Bank risk measurment & risk management Flashcards
Sensitivity
Variation of the future outcome for a change in a parameter.
Interest Rate Risk
A common example of sensitivity in banking, arising due to fluctuations in interest rates.
Impact of Interest Rate Changes on Banks
- Deposits incur interest costs, and loans generate interest revenue.
- Interest rates fluctuate due to economic conditions and monetary policy.
- Variability in interest rates affects Net Interest Income (NII) and Net Interest Margin (NIM), impacting bank profitability.
Sources of Interest Rate Risk
Movements in interest rates can negatively impact NII and NIM.
* Funding gap: Bank assets and liabilities do not reprice simultaneously, leading to potential negative changes in NII.
Managing Interest Rate Risk (ALM & ALCO)
Asset and Liability Management (ALM) measures and manages interest rate risk.
* Asset and Liability Management Committee (ALCO) oversees ALM strategies.
* GAP Analysis is used to assess risk by measuring the difference between rate-sensitive assets (RSAs) and rate-sensitive liabilities (RSLs).
Steps in GAP Analysis
- Develop an interest rate forecast.
- Determine time intervals for asset/liability repricing.
- Group assets and liabilities accordingly.

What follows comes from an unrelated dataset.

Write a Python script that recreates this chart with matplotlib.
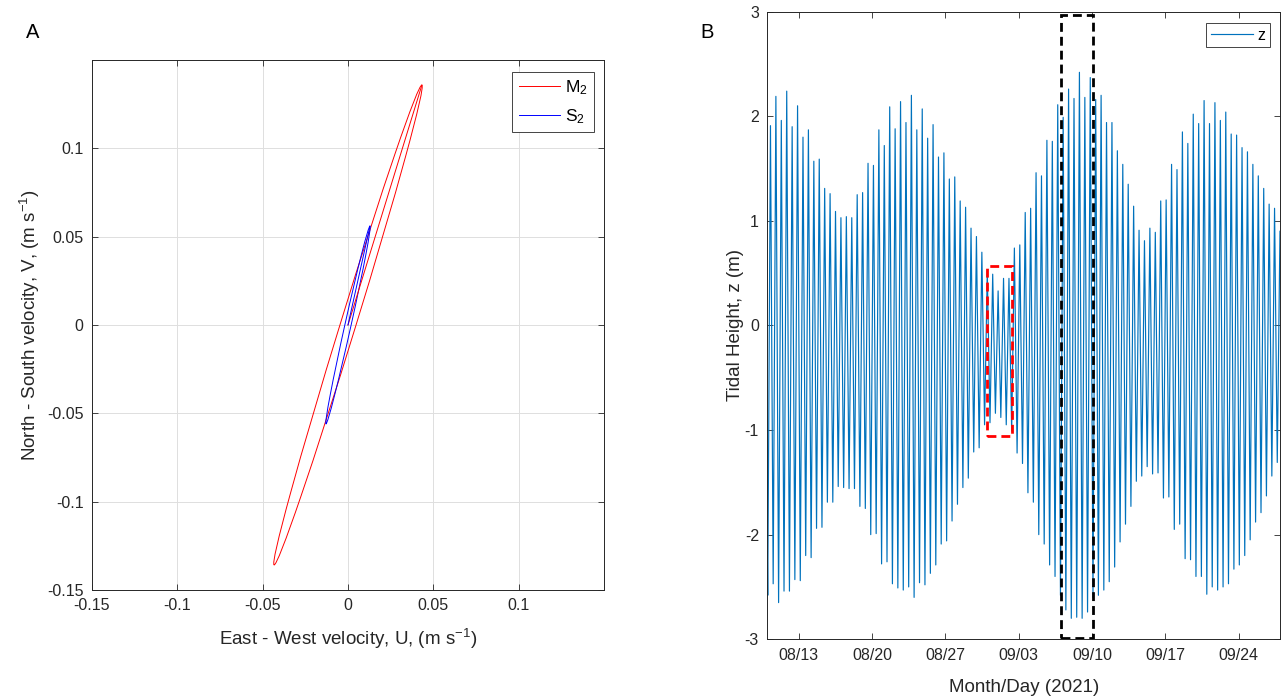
import numpy as np
import pandas as pd
import matplotlib
matplotlib.use("Agg")
import matplotlib.pyplot as plt
import matplotlib.dates as mdates
from matplotlib.patches import Ellipse, Rectangle

plt.rcParams['font.family'] = ['Liberation Sans', 'DejaVu Sans']
plt.rcParams['mathtext.default'] = 'regular'
plt.rcParams['axes.unicode_minus'] = False

# ---- panel A: tidal current ellipses ----
ellipse_names = ["M$_2$", "S$_2$"]
ellipse_colors = ["red", "blue"]
major_tip_u = [0.0433, 0.0129]    # U at the end of the major axis (m/s)
major_tip_v = [0.1358, 0.0560]    # V at the end of the major axis (m/s)
minor_semi = [0.0045, 0.0018]     # semi-minor axis (m/s)

vel_ticks = [-0.15, -0.1, -0.05, 0, 0.05, 0.1]
vel_ticklabels = ["-0.15", "-0.1", "-0.05", "0", "0.05", "0.1"]

# ---- panel B: tidal height, successive low and high waters (m) ----
z_start = -2.16
low_water = [
    -2.58, -2.47, -2.65, -2.54, -2.54, -2.43, -2.44, -2.20, -2.22, -1.94,
    -1.93, -1.69, -1.69, -1.54, -1.55, -1.56, -1.56, -1.73, -1.75, -2.00,
    -1.99, -2.28, -2.26, -2.47, -2.51, -2.53, -2.50, -2.60, -2.46, -2.48,
    -2.37, -2.29, -2.09, -2.06, -1.87, -1.71, -1.55, -1.46, -1.21, -1.17,
    -0.95, -0.93, -0.84, -0.88, -0.95, -1.01, -1.22, -1.32, -1.60, -1.69,
    -2.00, -2.09, -2.29, -2.40, -2.58, -2.72, -2.80, -2.79, -2.80, -2.74,
    -2.60, -2.58, -2.53, -2.45, -2.31, -2.07, -1.90, -1.73, -1.49, -1.44,
    -1.35, -1.42, -1.41, -1.65, -1.64, -1.95, -1.90, -2.23, -2.24, -2.40,
    -2.40, -2.57, -2.50, -2.53, -2.50, -2.47, -2.33, -2.29, -2.20, -2.05,
    -1.88, -1.79, -1.63, -1.44, -1.31,
]
high_water = [
    1.91, 2.19, 1.96, 2.24, 1.90, 2.10, 1.80, 1.87, 1.57, 1.59,
    1.31, 1.26, 1.09, 1.03, 1.04, 1.03, 1.25, 1.27, 1.55, 1.53,
    1.87, 1.72, 2.09, 1.88, 2.14, 1.94, 2.20, 1.87, 2.07, 1.79,
    1.92, 1.61, 1.65, 1.40, 1.42, 1.19, 1.13, 0.93, 0.85, 0.70,
    0.52, 0.49, 0.33, 0.45, 0.45, 0.74, 0.77, 1.08, 1.12, 1.46,
    1.43, 1.77, 1.76, 2.11, 1.99, 2.26, 2.17, 2.42, 2.18, 2.37,
    2.16, 2.20, 1.94, 1.94, 1.67, 1.54, 1.35, 1.14, 0.91, 0.81,
    0.93, 0.89, 1.19, 1.20, 1.54, 1.49, 1.85, 1.74, 2.02, 1.93,
    2.15, 1.93, 2.13, 1.96, 2.04, 1.83, 1.82, 1.70, 1.66, 1.54,
    1.43, 1.31, 1.16, 1.12, 0.90,
]
record_start = "2021-08-10 00:00"
first_low = "2021-08-10 01:00"
half_tide_hours = 6.21

red_box_time = ["2021-08-30 22:30", "2021-09-02 08:00"]
red_box_z = [-1.06, 0.57]
black_box_time = ["2021-09-07 01:00", "2021-09-10 03:00"]
black_box_z = [-2.99, 2.97]

date_ticks = ["2021-08-13", "2021-08-20", "2021-08-27", "2021-09-03",
              "2021-09-10", "2021-09-17", "2021-09-24"]

AXC = "#262626"


def style_axes(ax):
    for s in ax.spines.values():
        s.set_color(AXC)
        s.set_linewidth(0.7)
    ax.tick_params(direction="in", top=True, right=True, length=4,
                   width=0.6, color=AXC, labelsize=11.5, labelcolor=AXC, pad=6)


fig = plt.figure(figsize=(12.81, 6.97), dpi=100)

# ---------------- panel A ----------------
ax1 = fig.add_axes([0.0718, 0.1535, 0.3997, 0.7604])
for name, col, u, v, b in zip(ellipse_names, ellipse_colors, major_tip_u, major_tip_v, minor_semi):
    a = np.hypot(u, v)
    ang = np.degrees(np.arctan2(v, u))
    ax1.add_patch(Ellipse((0, 0), 2 * a, 2 * b, angle=ang, fill=False,
                          edgecolor=col, linewidth=0.7))
    ax1.plot([0, u], [0, v], color=col, linewidth=0.7, label=name)

ax1.set_xlim(-0.15, 0.15)
ax1.set_ylim(-0.15, 0.15)
ax1.set_xticks(vel_ticks)
ax1.set_xticklabels(vel_ticklabels)
ax1.set_yticks(vel_ticks)
ax1.set_yticklabels(vel_ticklabels)
ax1.grid(True, color="#dedede", linewidth=0.7)
ax1.set_axisbelow(True)
style_axes(ax1)
ax1.set_xlabel("East - West velocity, U, (m s$^{-1}$)", fontsize=13.5, color=AXC, labelpad=10)
ax1.set_ylabel("North - South velocity, V, (m s$^{-1}$)", fontsize=13.5, color=AXC, labelpad=4)
leg1 = ax1.legend(loc="upper right", bbox_to_anchor=(0.981, 0.977), borderaxespad=0,
                  fontsize=12.5, fancybox=False, framealpha=1, edgecolor=AXC,
                  handlelength=2.4, handletextpad=0.3, labelspacing=0.6,
                  borderpad=0.35)
leg1.get_frame().set_linewidth(0.6)

# ---------------- panel B ----------------
ax2 = fig.add_axes([0.599, 0.0829, 0.4002, 0.9004])
t0 = pd.Timestamp(record_start)
tl = pd.Timestamp(first_low)
step = pd.Timedelta(hours=half_tide_hours)
z = [z_start]
times = [t0]
for k, (lo, hi) in enumerate(zip(low_water, high_water)):
    z += [lo, hi]
    times += [tl + 2 * k * step, tl + (2 * k + 1) * step]
ax2.plot(times, z, color="#0072BD", linewidth=0.85, label="z")

for box_t, box_z, col in [(red_box_time, red_box_z, "red"), (black_box_time, black_box_z, "black")]:
    x0 = mdates.date2num(pd.Timestamp(box_t[0]))
    x1 = mdates.date2num(pd.Timestamp(box_t[1]))
    ax2.add_patch(Rectangle((x0, box_z[0]), x1 - x0, box_z[1] - box_z[0], fill=False,
                            edgecolor=col, linewidth=2.0, linestyle=(0, (3.2, 1.8)),
                            zorder=5))

ax2.set_xlim(times[0], times[-1])
ax2.set_ylim(-3, 3)
ax2.set_yticks(range(-3, 4))
ax2.set_xticks([pd.Timestamp(d) for d in date_ticks])
ax2.xaxis.set_major_formatter(mdates.DateFormatter("%m/%d"))
style_axes(ax2)
ax2.set_xlabel("Month/Day (2021)", fontsize=13.5, color=AXC, labelpad=12)
ax2.set_ylabel("Tidal Height, z (m)", fontsize=13.5, color=AXC, labelpad=0.5)
leg2 = ax2.legend(loc="upper right", bbox_to_anchor=(0.9805, 0.9823), borderaxespad=0,
                  fontsize=11.5, fancybox=False, framealpha=1, edgecolor=AXC,
                  handlelength=2.6, handletextpad=0.3, borderpad=0.3)
leg2.get_frame().set_linewidth(0.6)

fig.text(33 / 1281, 1 - 33 / 697, "A", fontsize=14.5, ha="center", va="center")
fig.text(707 / 1281, 1 - 33 / 697, "B", fontsize=14.5, ha="center", va="center")

fig.savefig("out.png", dpi=100)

- Forecast NII changes based on interest rate changes.
- Calculate GAP:
GAP_t = RSA_t - RSL_t
GAP Interpretation
Negative GAP: More RSLs than RSAs → Rising interest rates decrease NII.
* Positive GAP: More RSAs than RSLs → Rising interest rates increase NII.
* Zero GAP: Interest rate changes do not impact NII (rare in practice).
Volatility
Measures variations around the mean of a random variable.
Credit Risk
= loan charge offs / total loans
or
= loan losses/ total loans
Variance
: Sum of squared deviations from the mean, weighted by probabilities.
Volatility:
Square root of variance
Implied volatility:
Market expectations of price movements
Realized volatility:
Actual past price movements.
banking portfolio risk
risk of loan defaults
trading portfolio risk
risk of declining credit standing of security issuers
type 1 error
lending to a customer who defaults
type 2 error
denying a loan to a creditworthy customer
loan charge offs
amount written off as uncollectible
loan losses
non current + doubtful loans
credit risk measurement
- Credit ratings assess creditworthiness of securities.
- Agencies rate through business cycles, avoiding frequent changes.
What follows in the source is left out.